Esses dois requisitos são os mesmos requisitos legais – neste caso, são condição necessária mas também suficiente – para a apresentação de uma denúncia, que é a acusação formal feita pelo Ministério Público para que alguém possa ser julgado pela prática de crimes. Logo, se há pessoas presas há um ano sem denúncia, é porque o Ministério Público não encontrou prova da existência do crime e indícios de autoria, o que é condição necessária para as prisões. Ou seja, não há fundamento nem para a denúncia e nem para a prisão preventiva, o que demonstra que essas alongadas prisões de Alexandre de Moraes são absolutamente ilegais.

Ao contrário do que ocorre agora, a crítica de Gilmar à Lava Jato era vazia, porque as prisões preventivas foram decretadas de acordo com os prazos e as exigências legais. Além disso, era dada prioridade ao julgamento dos réus presos, de modo que em menos de um ano já havia sentença. Todos os réus e investigados da Lava Jato tinham, ainda, ampla possibilidade de recorrer às outras 3 instâncias do Poder Judiciário para que sua prisão fosse reexaminada, um direito que os réus do 8 de janeiro não têm.
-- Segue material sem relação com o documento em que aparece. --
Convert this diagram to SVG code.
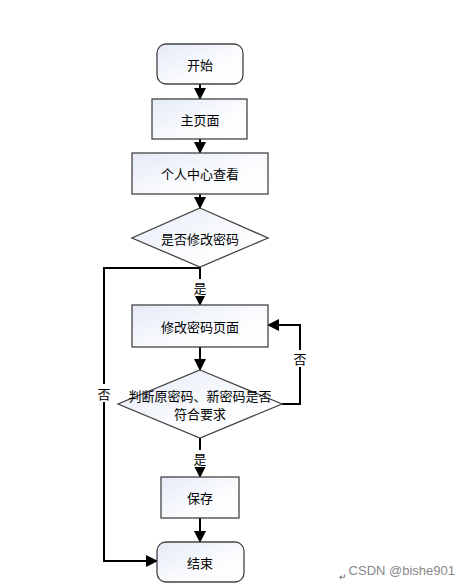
<svg xmlns="http://www.w3.org/2000/svg" width="470" height="586" viewBox="0 0 470 586">
<defs>
<linearGradient id="g" x1="0" y1="0" x2="1" y2="1">
<stop offset="0" stop-color="#e4eaf6"/>
<stop offset="0.6" stop-color="#fbfcfe"/>
<stop offset="1" stop-color="#ffffff"/>
</linearGradient>
<marker id="arr" viewBox="0 0 12 12" refX="11" refY="6" markerWidth="12" markerHeight="12" markerUnits="userSpaceOnUse" orient="auto">
<path d="M0,0 L12,6 L0,12 Z" fill="#000"/>
</marker>
<style>
.n{fill:url(#g);stroke:#444;stroke-width:1.3}
.t{font-family:"Noto Sans CJK SC","Liberation Sans",sans-serif;font-size:13px;fill:#000;text-anchor:middle;dominant-baseline:central}
.c{fill:none;stroke:#000;stroke-width:2;marker-end:url(#arr)}
.cl{fill:none;stroke:#000;stroke-width:2}
.lb{fill:#fff}
</style>
</defs>
<rect width="470" height="586" fill="#fff"/>
<g id="connectors">
<path class="c" d="M200,84 V99"/>
<path class="c" d="M200,139 V153"/>
<path class="c" d="M200,194 V208"/>
<path class="c" d="M200,267 V305"/>
<path class="cl" d="M200,268 H104 V561"/>
<path class="c" d="M103,561 H157"/>
<path class="c" d="M200,347 V370"/>
<path class="c" d="M282,404 H300 V325 H268"/>
<path class="c" d="M200,438 V477"/>
<path class="c" d="M200,518 V542"/>
<rect class="lb" x="193" y="279" width="14" height="17"/>
<text class="t" x="200" y="287">是</text>
<rect class="lb" x="96" y="384" width="15" height="18"/>
<text class="t" x="104" y="393">否</text>
<rect class="lb" x="293" y="350" width="15" height="17"/>
<text class="t" x="300" y="358">否</text>
<rect class="lb" x="193" y="450" width="14" height="17"/>
<text class="t" x="200" y="458">是</text>
</g>
<g id="start">
<rect class="n" x="157" y="44" width="86" height="40" rx="9"/>
<text class="t" x="200" y="64">开始</text>
</g>
<g id="main">
<rect class="n" x="152" y="99" width="95" height="40"/>
<text class="t" x="200" y="119">主页面</text>
</g>
<g id="center">
<rect class="n" x="132" y="153" width="136" height="41"/>
<text class="t" x="200" y="173">个人中心查看</text>
</g>
<g id="d1">
<path class="n" d="M200,208 L268,238 L200,267 L132,238 Z"/>
<text class="t" x="200" y="238">是否修改密码</text>
</g>
<g id="modify">
<rect class="n" x="132" y="305" width="136" height="42"/>
<text class="t" x="200" y="326">修改密码页面</text>
</g>
<g id="d2">
<path class="n" d="M200,370 L282,404 L200,438 L118,404 Z"/>
<text class="t" x="200" y="395">判断原密码、新密码是否</text>
<text class="t" x="200" y="413">符合要求</text>
</g>
<g id="save">
<rect class="n" x="161" y="477" width="78" height="41"/>
<text class="t" x="200" y="497">保存</text>
</g>
<g id="end">
<rect class="n" x="157" y="542" width="87" height="40" rx="9"/>
<text class="t" x="200" y="562">结束</text>
</g>
<text x="339" y="580" font-family="Liberation Sans, sans-serif" font-size="9" fill="#666">↵</text>
<text x="455" y="575" font-family="Liberation Sans, sans-serif" font-size="13" fill="#888" text-anchor="end">CSDN @bishe901</text>
</svg>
Além de não terem ninguém a quem recorrer, já que estão sendo julgados pelo STF, última instância do Judiciário – mesmo sem terem foro privilegiado – os réus do 8 de janeiro sofrem com outros abusos, como a violação do juiz natural, a ausência de provas e de individualização de condutas, penas exageradas (acima até mesmo da de homicidas e condenados no Mensalão) e o julgamento pela mão de juízes que se consideram vítimas dos crimes do 8 de janeiro, o que deveria gerar o impedimento desses juízes, se houvesse algum respeito aos direitos fundamentais individuais e ao devido processo legal.

Que democracia é essa que se está exaltando, se um de seus propósitos centrais, a proteção dos direitos fundamentais, é erodido todos os dias? O silêncio de Gilmar Mendes e dos ministros e “juristas” garantistas sobre os abusos judiciais do STF diz muito: são uma prova recorrente de que as críticas à Lava Jato nunca foram para proteger os direitos fundamentais, mas sim os donos do poder.

E agora vemos o 8 de janeiro ser usado pelo sistema para garantir a blindagem e a impunidade geral dos grandes corruptos brasileiros, que agora posam de “defensores” e “salvadores” da democracia. Quem critica o sistema ou seus atores e busca seu aperfeiçoamento é facilmente taxado de “antidemocrático”. Muitos desses corruptos participaram da festa lulista do último dia 8, a da tal “democracia inabalada”. Ou seria, na verdade, democracia castigada?